> **What this task involves**
Output every line exactly as written. Leave out pictures.

········

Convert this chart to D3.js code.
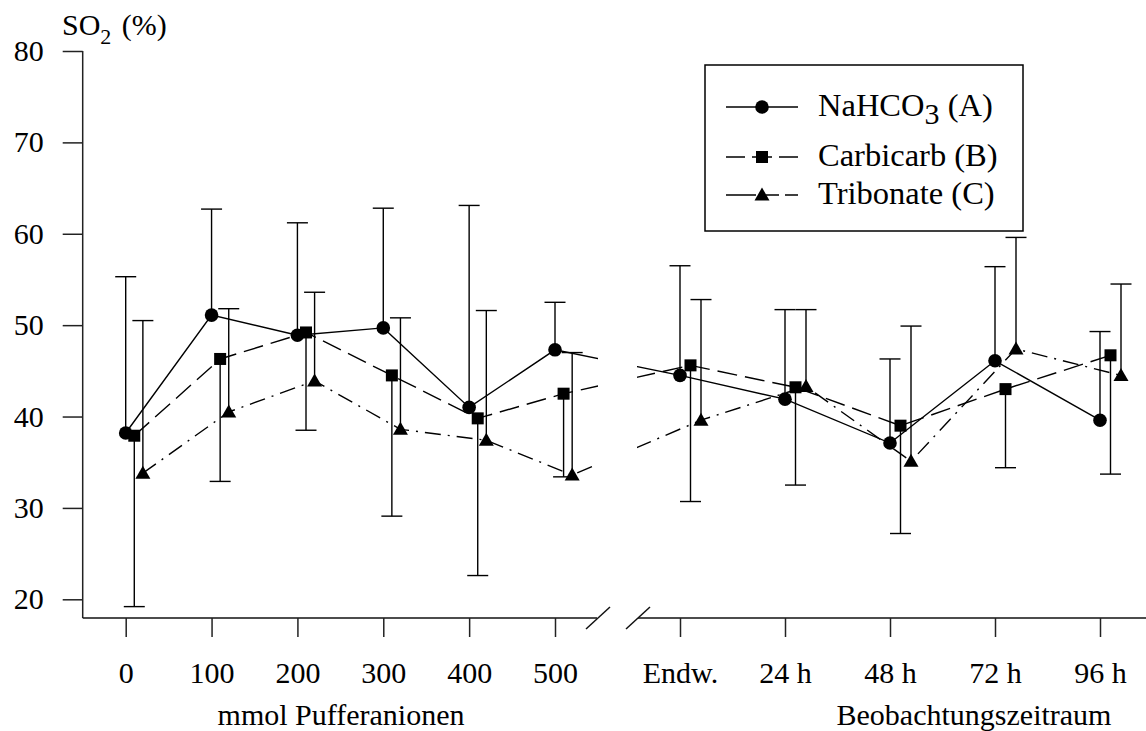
<!DOCTYPE html>
<html><head><meta charset="utf-8">
<script src="https://cdn.jsdelivr.net/npm/d3@7"></script>
<style>html,body{margin:0;padding:0;background:#fff}svg{display:block}text{font-family:"Liberation Serif","Times New Roman",serif;fill:#000}</style>
</head><body>
<svg id="c" width="1146" height="731"></svg>
<script>
// ---- data ----
const leftCats = ["0","100","200","300","400","500"];
const rightCats = ["Endw.","24 h","48 h","72 h","96 h"];
const yTicks = [20,30,40,50,60,70,80];
const seriesNames = ["NaHCO3 (A)","Carbicarb (B)","Tribonate (C)"];
// means (left 6 values, then right 5 values)
const valsA = [38.2,51.1,48.9,49.7,41.0,47.3, 44.5,41.9,37.1,46.1,39.6];
const valsB = [37.9,46.3,49.2,44.5,39.8,42.5, 45.6,43.2,39.0,43.0,46.7];
const valsC = [33.8,40.5,43.9,38.6,37.4,33.6, 39.6,43.3,35.1,47.4,44.5];
// error bar end values (A & C upward, B downward)
const errA = [55.3,62.7,61.2,62.8,63.1,52.5, 56.5,51.7,46.3,56.4,49.3];
const errB = [19.2,32.9,38.5,29.1,22.6,33.4, 30.7,32.5,27.2,34.4,33.7];
const errC = [50.5,51.8,53.6,50.8,51.6,47.0, 52.8,51.7,49.9,59.6,54.5];

const FS = 30;
const svg = d3.select("#c");
const y = d3.scaleLinear().domain([20,80]).range([599.3,51]);
const xL = d3.scaleLinear().domain([0,5]).range([125.7,555]);
const xR = d3.scaleLinear().domain([0,4]).range([680,1100]);
const stepL = xL(1)-xL(0), stepR = xR(1)-xR(0);
const axisY = 618, axisX = 82.7;

function xPos(i, k){
  if(i < leftCats.length) return xL(i) + k*0.1*stepL;
  return xR(i-leftCats.length) + k*0.1*stepR;
}

const series = [
  {vals:valsA, err:errA, dash:null, marker:"circle"},
  {vals:valsB, err:errB, dash:"20,8", marker:"square"},
  {vals:valsC, err:errC, dash:"16,7,2,7", marker:"triangle"}
];

// clip for axis break
const defs = svg.append("defs");
const cp = defs.append("clipPath").attr("id","brk");
cp.append("rect").attr("x",0).attr("y",0).attr("width",598).attr("height",731);
cp.append("rect").attr("x",637).attr("y",0).attr("width",509).attr("height",731);

// ---- axes ----
const yAxis = d3.axisLeft(y).tickValues(yTicks).tickSize(20).tickSizeOuter(0).tickPadding(19).tickFormat(d3.format("d"));
const gy = svg.append("g").attr("transform",`translate(${axisX},0)`).call(yAxis);
gy.select(".domain").remove();
gy.selectAll(".tick line").attr("stroke","#222").attr("stroke-width",1.5);
gy.selectAll(".tick text").attr("font-size",FS).attr("font-family","Liberation Serif").attr("fill","#000");
svg.append("line").attr("x1",axisX).attr("x2",axisX).attr("y1",y(80)).attr("y2",axisY).attr("stroke","#222").attr("stroke-width",1.5);

// x axis lines
svg.append("line").attr("x1",axisX).attr("x2",597).attr("y1",axisY).attr("y2",axisY).attr("stroke","#111").attr("stroke-width",1.5);
svg.append("line").attr("x1",638).attr("x2",1146).attr("y1",axisY).attr("y2",axisY).attr("stroke","#111").attr("stroke-width",1.5);
// break marks
[586,626].forEach(x0=>{
  svg.append("line").attr("x1",x0).attr("y1",629).attr("x2",x0+24).attr("y2",607).attr("stroke","#111").attr("stroke-width",1.5);
});

const axL = d3.axisBottom(xL).tickValues(d3.range(leftCats.length)).tickFormat(i=>leftCats[i]).tickSize(19).tickSizeOuter(0).tickPadding(25);
const gL = svg.append("g").attr("transform",`translate(0,${axisY})`).call(axL);
const axR = d3.axisBottom(xR).tickValues(d3.range(rightCats.length)).tickFormat(i=>rightCats[i]).tickSize(19).tickSizeOuter(0).tickPadding(25);
const gR = svg.append("g").attr("transform",`translate(0,${axisY})`).call(axR);
[gL,gR].forEach(g=>{
  g.select(".domain").remove();
  g.selectAll(".tick line").attr("stroke","#222").attr("stroke-width",1.5);
  g.selectAll(".tick text").attr("font-size",FS).attr("font-family","Liberation Serif").attr("fill","#000");
});

// axis titles
svg.append("text").attr("x",341).attr("y",725).attr("text-anchor","middle").attr("font-size",FS).text("mmol Pufferanionen");
svg.append("text").attr("x",974).attr("y",725).attr("text-anchor","middle").attr("font-size",FS).text("Beobachtungszeitraum");

// y label
const yl = svg.append("text").attr("x",62).attr("y",35).attr("font-size",30);
yl.append("tspan").text("SO");
yl.append("tspan").attr("font-size",22).attr("dy",9).text("2");
yl.append("tspan").attr("dy",-9).attr("dx",3).text(" (%)");

// ---- lines ----
series.forEach((s,k)=>{
  const line = d3.line().x((d,i)=>xPos(i,k)).y(d=>y(d));
  svg.append("path").attr("d",line(s.vals)).attr("fill","none").attr("stroke","#000")
    .attr("stroke-width",1.4).attr("stroke-dasharray",s.dash).attr("clip-path","url(#brk)");
});

// ---- error bars ----
series.forEach((s,k)=>{
  const g = svg.append("g").attr("stroke","#000").attr("stroke-width",1.4);
  s.vals.forEach((v,i)=>{
    const x = xPos(i,k);
    g.append("line").attr("x1",x).attr("x2",x).attr("y1",y(v)).attr("y2",y(s.err[i]));
    g.append("line").attr("x1",x-10.5).attr("x2",x+10.5).attr("y1",y(s.err[i])).attr("y2",y(s.err[i]));
  });
});

// ---- markers ----
function drawMarker(g, type, x, yy){
  if(type==="circle") g.append("circle").attr("cx",x).attr("cy",yy).attr("r",6.8).attr("fill","#000");
  else if(type==="square") g.append("rect").attr("x",x-6).attr("y",yy-6).attr("width",12).attr("height",12).attr("fill","#000");
  else g.append("path").attr("d",`M${x},${yy-7.5}L${x+7.5},${yy+5.5}L${x-7.5},${yy+5.5}Z`).attr("fill","#000");
}
series.forEach((s,k)=>{
  const g = svg.append("g");
  s.vals.forEach((v,i)=>drawMarker(g, s.marker, xPos(i,k), y(v)));
});

// ---- legend ----
const lg = svg.append("g");
lg.append("rect").attr("x",705).attr("y",65).attr("width",318).attr("height",166).attr("fill","#fff").attr("stroke","#000").attr("stroke-width",1.5);
const rowsY = [107,157,195];
const legDash = [null, "19,7,20,7,20", "30,10,13,6,13"];
series.forEach((s,k)=>{
  const ry = rowsY[k];
  lg.append("line").attr("x1",726).attr("x2",798).attr("y1",ry).attr("y2",ry).attr("stroke","#000").attr("stroke-width",1.4)
    .attr("stroke-dasharray", legDash[k]);
  drawMarker(lg, s.marker, 762, ry);
  const t = lg.append("text").attr("x",818).attr("y",ry+9).attr("font-size",32.5);
  if(k===0){
    t.append("tspan").text("NaHCO");
    t.append("tspan").attr("dy",8).attr("font-size",30).text("3");
    t.append("tspan").attr("dy",-8).text(" (A)");
  } else t.text(seriesNames[k]);
});
</script>
</body></html>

········

> **Problem solution**
Convert this chart to D3.js code.
<!DOCTYPE html>
<html><head><meta charset="utf-8">
<script src="https://cdn.jsdelivr.net/npm/d3@7"></script>
<style>html,body{margin:0;padding:0;background:#fff}svg{display:block}text{font-family:"Liberation Serif","Times New Roman",serif;fill:#000}</style>
</head><body>
<svg id="c" width="1146" height="731"></svg>
<script>
// ---- data ----
const leftCats = ["0","100","200","300","400","500"];
const rightCats = ["Endw.","24 h","48 h","72 h","96 h"];
const yTicks = [20,30,40,50,60,70,80];
const seriesNames = ["NaHCO3 (A)","Carbicarb (B)","Tribonate (C)"];
// means (left 6 values, then right 5 values)
const valsA = [38.2,51.1,48.9,49.7,41.0,47.3, 44.5,41.9,37.1,46.1,39.6];
const valsB = [37.9,46.3,49.2,44.5,39.8,42.5, 45.6,43.2,39.0,43.0,46.7];
const valsC = [33.8,40.5,43.9,38.6,37.4,33.6, 39.6,43.3,35.1,47.4,44.5];
// error bar end values (A & C upward, B downward)
const errA = [55.3,62.7,61.2,62.8,63.1,52.5, 56.5,51.7,46.3,56.4,49.3];
const errB = [19.2,32.9,38.5,29.1,22.6,33.4, 30.7,32.5,27.2,34.4,33.7];
const errC = [50.5,51.8,53.6,50.8,51.6,47.0, 52.8,51.7,49.9,59.6,54.5];

const FS = 30;
const svg = d3.select("#c");
const y = d3.scaleLinear().domain([20,80]).range([599.3,51]);
const xL = d3.scaleLinear().domain([0,5]).range([125.7,555]);
const xR = d3.scaleLinear().domain([0,4]).range([680,1100]);
const stepL = xL(1)-xL(0), stepR = xR(1)-xR(0);
const axisY = 618, axisX = 82.7;

function xPos(i, k){
  if(i < leftCats.length) return xL(i) + k*0.1*stepL;
  return xR(i-leftCats.length) + k*0.1*stepR;
}

const series = [
  {vals:valsA, err:errA, dash:null, marker:"circle"},
  {vals:valsB, err:errB, dash:"20,8", marker:"square"},
  {vals:valsC, err:errC, dash:"16,7,2,7", marker:"triangle"}
];

// clip for axis break
const defs = svg.append("defs");
const cp = defs.append("clipPath").attr("id","brk");
cp.append("rect").attr("x",0).attr("y",0).attr("width",598).attr("height",731);
cp.append("rect").attr("x",637).attr("y",0).attr("width",509).attr("height",731);

// ---- axes ----
const yAxis = d3.axisLeft(y).tickValues(yTicks).tickSize(20).tickSizeOuter(0).tickPadding(19).tickFormat(d3.format("d"));
const gy = svg.append("g").attr("transform",`translate(${axisX},0)`).call(yAxis);
gy.select(".domain").remove();
gy.selectAll(".tick line").attr("stroke","#222").attr("stroke-width",1.5);
gy.selectAll(".tick text").attr("font-size",FS).attr("font-family","Liberation Serif").attr("fill","#000");
svg.append("line").attr("x1",axisX).attr("x2",axisX).attr("y1",y(80)).attr("y2",axisY).attr("stroke","#222").attr("stroke-width",1.5);

// x axis lines
svg.append("line").attr("x1",axisX).attr("x2",597).attr("y1",axisY).attr("y2",axisY).attr("stroke","#111").attr("stroke-width",1.5);
svg.append("line").attr("x1",638).attr("x2",1146).attr("y1",axisY).attr("y2",axisY).attr("stroke","#111").attr("stroke-width",1.5);
// break marks
[586,626].forEach(x0=>{
  svg.append("line").attr("x1",x0).attr("y1",629).attr("x2",x0+24).attr("y2",607).attr("stroke","#111").attr("stroke-width",1.5);
});

const axL = d3.axisBottom(xL).tickValues(d3.range(leftCats.length)).tickFormat(i=>leftCats[i]).tickSize(19).tickSizeOuter(0).tickPadding(25);
const gL = svg.append("g").attr("transform",`translate(0,${axisY})`).call(axL);
const axR = d3.axisBottom(xR).tickValues(d3.range(rightCats.length)).tickFormat(i=>rightCats[i]).tickSize(19).tickSizeOuter(0).tickPadding(25);
const gR = svg.append("g").attr("transform",`translate(0,${axisY})`).call(axR);
[gL,gR].forEach(g=>{
  g.select(".domain").remove();
  g.selectAll(".tick line").attr("stroke","#222").attr("stroke-width",1.5);
  g.selectAll(".tick text").attr("font-size",FS).attr("font-family","Liberation Serif").attr("fill","#000");
});

// axis titles
svg.append("text").attr("x",341).attr("y",725).attr("text-anchor","middle").attr("font-size",FS).text("mmol Pufferanionen");
svg.append("text").attr("x",974).attr("y",725).attr("text-anchor","middle").attr("font-size",FS).text("Beobachtungszeitraum");

// y label
const yl = svg.append("text").attr("x",62).attr("y",35).attr("font-size",30);
yl.append("tspan").text("SO");
yl.append("tspan").attr("font-size",22).attr("dy",9).text("2");
yl.append("tspan").attr("dy",-9).attr("dx",3).text(" (%)");

// ---- lines ----
series.forEach((s,k)=>{
  const line = d3.line().x((d,i)=>xPos(i,k)).y(d=>y(d));
  svg.append("path").attr("d",line(s.vals)).attr("fill","none").attr("stroke","#000")
    .attr("stroke-width",1.4).attr("stroke-dasharray",s.dash).attr("clip-path","url(#brk)");
});

// ---- error bars ----
series.forEach((s,k)=>{
  const g = svg.append("g").attr("stroke","#000").attr("stroke-width",1.4);
  s.vals.forEach((v,i)=>{
    const x = xPos(i,k);
    g.append("line").attr("x1",x).attr("x2",x).attr("y1",y(v)).attr("y2",y(s.err[i]));
    g.append("line").attr("x1",x-10.5).attr("x2",x+10.5).attr("y1",y(s.err[i])).attr("y2",y(s.err[i]));
  });
});

// ---- markers ----
function drawMarker(g, type, x, yy){
  if(type==="circle") g.append("circle").attr("cx",x).attr("cy",yy).attr("r",6.8).attr("fill","#000");
  else if(type==="square") g.append("rect").attr("x",x-6).attr("y",yy-6).attr("width",12).attr("height",12).attr("fill","#000");
  else g.append("path").attr("d",`M${x},${yy-7.5}L${x+7.5},${yy+5.5}L${x-7.5},${yy+5.5}Z`).attr("fill","#000");
}
series.forEach((s,k)=>{
  const g = svg.append("g");
  s.vals.forEach((v,i)=>drawMarker(g, s.marker, xPos(i,k), y(v)));
});

// ---- legend ----
const lg = svg.append("g");
lg.append("rect").attr("x",705).attr("y",65).attr("width",318).attr("height",166).attr("fill","#fff").attr("stroke","#000").attr("stroke-width",1.5);
const rowsY = [107,157,195];
const legDash = [null, "19,7,20,7,20", "30,10,13,6,13"];
series.forEach((s,k)=>{
  const ry = rowsY[k];
  lg.append("line").attr("x1",726).attr("x2",798).attr("y1",ry).attr("y2",ry).attr("stroke","#000").attr("stroke-width",1.4)
    .attr("stroke-dasharray", legDash[k]);
  drawMarker(lg, s.marker, 762, ry);
  const t = lg.append("text").attr("x",818).attr("y",ry+9).attr("font-size",32.5);
  if(k===0){
    t.append("tspan").text("NaHCO");
    t.append("tspan").attr("dy",8).attr("font-size",30).text("3");
    t.append("tspan").attr("dy",-8).text(" (A)");
  } else t.text(seriesNames[k]);
});
</script>
</body></html>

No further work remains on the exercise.